> [RECORDED DATA]

# # #

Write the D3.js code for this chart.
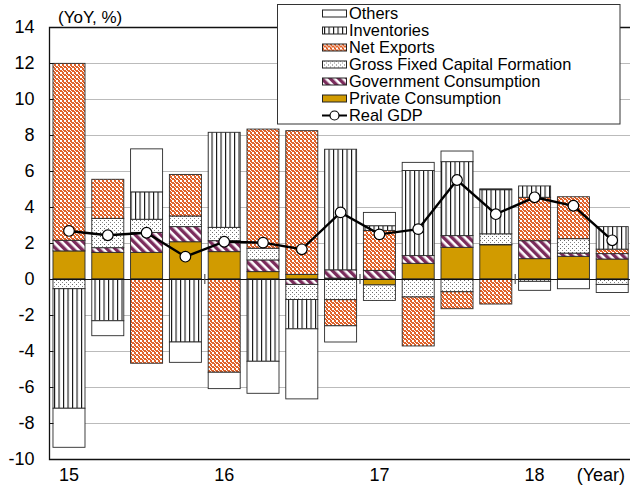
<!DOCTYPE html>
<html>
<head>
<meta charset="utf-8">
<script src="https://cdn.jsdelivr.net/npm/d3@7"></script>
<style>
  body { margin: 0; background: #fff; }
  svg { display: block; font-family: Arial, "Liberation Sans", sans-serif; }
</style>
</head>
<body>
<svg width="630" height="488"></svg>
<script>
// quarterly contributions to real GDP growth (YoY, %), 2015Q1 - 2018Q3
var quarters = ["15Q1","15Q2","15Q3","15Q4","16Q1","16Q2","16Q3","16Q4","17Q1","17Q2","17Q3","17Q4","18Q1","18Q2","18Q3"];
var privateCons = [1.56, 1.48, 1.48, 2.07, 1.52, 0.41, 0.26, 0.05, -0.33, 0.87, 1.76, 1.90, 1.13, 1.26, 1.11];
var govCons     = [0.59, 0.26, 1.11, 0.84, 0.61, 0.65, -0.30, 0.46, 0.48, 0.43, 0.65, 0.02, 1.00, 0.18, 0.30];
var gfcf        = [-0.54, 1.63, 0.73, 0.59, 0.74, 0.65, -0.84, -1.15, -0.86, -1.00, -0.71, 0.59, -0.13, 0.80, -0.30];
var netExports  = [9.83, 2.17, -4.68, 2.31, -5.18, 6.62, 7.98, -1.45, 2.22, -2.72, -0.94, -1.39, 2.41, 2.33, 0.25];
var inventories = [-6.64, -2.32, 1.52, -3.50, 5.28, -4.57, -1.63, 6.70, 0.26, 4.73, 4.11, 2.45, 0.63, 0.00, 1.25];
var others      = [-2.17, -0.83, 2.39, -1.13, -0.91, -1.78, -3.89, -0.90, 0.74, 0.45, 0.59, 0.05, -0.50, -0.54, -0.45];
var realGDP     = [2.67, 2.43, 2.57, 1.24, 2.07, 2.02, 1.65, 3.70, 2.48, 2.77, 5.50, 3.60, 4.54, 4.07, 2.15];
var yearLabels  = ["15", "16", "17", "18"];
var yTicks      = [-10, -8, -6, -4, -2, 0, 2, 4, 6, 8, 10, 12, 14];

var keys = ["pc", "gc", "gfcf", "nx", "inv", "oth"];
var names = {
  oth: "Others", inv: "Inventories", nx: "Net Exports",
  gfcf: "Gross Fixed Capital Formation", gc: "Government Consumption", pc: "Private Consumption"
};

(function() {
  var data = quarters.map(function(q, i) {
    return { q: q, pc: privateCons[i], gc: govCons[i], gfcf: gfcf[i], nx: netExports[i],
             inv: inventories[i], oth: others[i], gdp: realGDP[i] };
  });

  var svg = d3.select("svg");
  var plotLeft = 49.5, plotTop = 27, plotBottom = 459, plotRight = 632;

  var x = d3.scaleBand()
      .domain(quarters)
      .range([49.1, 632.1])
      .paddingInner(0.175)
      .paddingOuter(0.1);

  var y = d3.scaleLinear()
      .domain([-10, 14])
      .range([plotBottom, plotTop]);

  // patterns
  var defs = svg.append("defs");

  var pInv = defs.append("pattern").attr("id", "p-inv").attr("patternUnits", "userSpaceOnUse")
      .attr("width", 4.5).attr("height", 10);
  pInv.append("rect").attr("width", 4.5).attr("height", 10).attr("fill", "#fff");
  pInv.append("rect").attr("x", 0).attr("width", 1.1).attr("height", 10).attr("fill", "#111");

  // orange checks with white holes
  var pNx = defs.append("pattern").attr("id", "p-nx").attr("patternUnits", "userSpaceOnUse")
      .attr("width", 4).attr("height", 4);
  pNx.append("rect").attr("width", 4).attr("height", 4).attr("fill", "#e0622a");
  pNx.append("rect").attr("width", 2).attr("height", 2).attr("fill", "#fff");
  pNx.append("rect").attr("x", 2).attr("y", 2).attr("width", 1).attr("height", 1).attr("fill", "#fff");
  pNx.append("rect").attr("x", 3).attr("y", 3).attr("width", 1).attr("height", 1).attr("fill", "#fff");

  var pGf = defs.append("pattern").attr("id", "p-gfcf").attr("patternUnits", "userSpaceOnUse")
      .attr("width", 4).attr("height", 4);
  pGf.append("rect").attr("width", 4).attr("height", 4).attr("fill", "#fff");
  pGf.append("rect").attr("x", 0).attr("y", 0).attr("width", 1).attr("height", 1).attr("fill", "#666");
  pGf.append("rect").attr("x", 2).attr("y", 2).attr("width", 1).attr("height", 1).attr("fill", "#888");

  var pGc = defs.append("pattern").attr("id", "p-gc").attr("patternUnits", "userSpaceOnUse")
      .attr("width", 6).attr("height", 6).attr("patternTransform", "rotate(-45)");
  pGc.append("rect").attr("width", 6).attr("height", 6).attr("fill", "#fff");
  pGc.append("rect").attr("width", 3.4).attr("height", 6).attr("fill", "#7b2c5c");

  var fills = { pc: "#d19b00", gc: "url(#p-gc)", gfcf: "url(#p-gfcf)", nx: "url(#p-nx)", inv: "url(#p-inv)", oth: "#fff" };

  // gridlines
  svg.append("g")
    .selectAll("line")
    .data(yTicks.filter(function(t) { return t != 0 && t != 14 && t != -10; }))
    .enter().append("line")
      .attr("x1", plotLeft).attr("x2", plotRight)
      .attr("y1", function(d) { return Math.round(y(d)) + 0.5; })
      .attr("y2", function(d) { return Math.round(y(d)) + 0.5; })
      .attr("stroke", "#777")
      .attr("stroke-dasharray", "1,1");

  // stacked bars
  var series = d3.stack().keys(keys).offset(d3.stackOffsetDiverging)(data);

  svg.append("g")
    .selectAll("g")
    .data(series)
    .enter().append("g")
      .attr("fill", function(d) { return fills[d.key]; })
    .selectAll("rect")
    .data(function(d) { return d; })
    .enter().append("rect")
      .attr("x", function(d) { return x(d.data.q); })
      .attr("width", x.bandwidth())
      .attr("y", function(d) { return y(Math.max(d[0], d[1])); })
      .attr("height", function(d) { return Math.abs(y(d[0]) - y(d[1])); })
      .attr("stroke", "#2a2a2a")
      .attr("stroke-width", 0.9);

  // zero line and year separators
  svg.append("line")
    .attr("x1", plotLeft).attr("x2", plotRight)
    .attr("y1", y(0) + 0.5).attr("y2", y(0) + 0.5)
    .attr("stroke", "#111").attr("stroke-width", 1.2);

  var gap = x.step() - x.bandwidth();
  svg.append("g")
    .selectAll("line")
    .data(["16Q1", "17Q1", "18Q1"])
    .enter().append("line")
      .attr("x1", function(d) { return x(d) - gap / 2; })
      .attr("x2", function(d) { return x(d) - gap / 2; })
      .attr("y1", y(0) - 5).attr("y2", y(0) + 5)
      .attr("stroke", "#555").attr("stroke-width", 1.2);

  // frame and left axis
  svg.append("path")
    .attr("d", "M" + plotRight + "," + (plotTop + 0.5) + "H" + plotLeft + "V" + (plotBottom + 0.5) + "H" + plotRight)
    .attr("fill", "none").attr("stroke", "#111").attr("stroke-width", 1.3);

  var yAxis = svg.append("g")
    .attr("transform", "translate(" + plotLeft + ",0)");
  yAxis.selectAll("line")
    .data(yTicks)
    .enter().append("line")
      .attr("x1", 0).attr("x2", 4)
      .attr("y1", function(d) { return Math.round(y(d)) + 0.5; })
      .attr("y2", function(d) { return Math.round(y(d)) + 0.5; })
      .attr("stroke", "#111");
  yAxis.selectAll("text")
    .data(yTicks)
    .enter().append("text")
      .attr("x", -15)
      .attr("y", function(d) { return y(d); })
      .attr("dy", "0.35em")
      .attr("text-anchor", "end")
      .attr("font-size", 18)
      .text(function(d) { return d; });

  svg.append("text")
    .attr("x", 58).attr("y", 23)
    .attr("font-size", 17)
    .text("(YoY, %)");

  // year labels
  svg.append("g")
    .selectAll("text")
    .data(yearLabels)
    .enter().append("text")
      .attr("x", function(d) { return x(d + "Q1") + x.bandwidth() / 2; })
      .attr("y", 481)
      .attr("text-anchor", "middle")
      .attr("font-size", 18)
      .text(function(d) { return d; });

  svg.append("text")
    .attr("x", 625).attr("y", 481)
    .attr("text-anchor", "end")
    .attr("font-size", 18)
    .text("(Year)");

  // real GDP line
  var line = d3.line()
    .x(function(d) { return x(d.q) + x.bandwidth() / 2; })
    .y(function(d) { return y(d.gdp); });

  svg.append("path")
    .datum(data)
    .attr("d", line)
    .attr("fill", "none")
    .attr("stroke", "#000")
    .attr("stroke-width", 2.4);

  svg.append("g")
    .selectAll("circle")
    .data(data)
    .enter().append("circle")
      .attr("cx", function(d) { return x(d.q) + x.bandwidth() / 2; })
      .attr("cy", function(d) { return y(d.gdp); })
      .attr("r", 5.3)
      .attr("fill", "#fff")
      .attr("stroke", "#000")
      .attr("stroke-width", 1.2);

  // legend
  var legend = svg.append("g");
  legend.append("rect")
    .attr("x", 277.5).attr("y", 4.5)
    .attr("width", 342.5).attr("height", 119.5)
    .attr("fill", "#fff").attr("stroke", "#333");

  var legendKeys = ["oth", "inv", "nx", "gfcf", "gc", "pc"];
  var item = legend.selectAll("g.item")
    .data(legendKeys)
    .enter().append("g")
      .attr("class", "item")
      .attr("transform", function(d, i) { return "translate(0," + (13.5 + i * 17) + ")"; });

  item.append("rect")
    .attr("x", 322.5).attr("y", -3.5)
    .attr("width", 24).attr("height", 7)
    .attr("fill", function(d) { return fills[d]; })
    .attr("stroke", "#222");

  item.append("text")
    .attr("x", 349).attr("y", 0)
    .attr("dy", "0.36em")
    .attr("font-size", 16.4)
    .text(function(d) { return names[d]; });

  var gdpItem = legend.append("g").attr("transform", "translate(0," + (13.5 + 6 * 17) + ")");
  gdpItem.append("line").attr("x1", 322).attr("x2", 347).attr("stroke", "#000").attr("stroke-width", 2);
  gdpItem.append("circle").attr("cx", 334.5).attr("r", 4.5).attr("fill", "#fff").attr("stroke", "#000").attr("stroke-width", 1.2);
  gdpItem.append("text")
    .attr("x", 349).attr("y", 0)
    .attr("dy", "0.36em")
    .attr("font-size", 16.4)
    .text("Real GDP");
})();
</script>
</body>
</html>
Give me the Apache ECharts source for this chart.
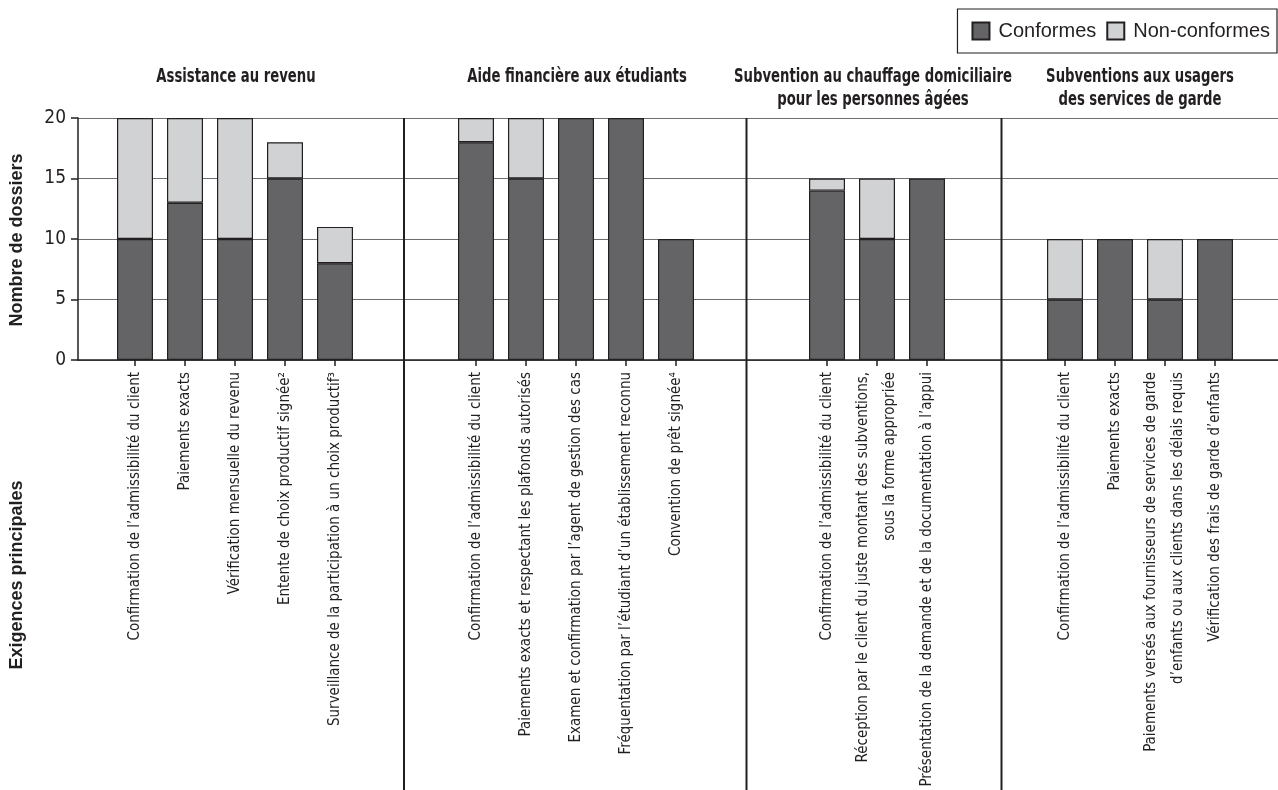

# # #

> [YOUR GOAL] Select and copy every line from the records that includes the word "chart".

> [SOLVED PROBLEM]
Write the D3.js code for this chart.
Give me the Apache ECharts source for this chart.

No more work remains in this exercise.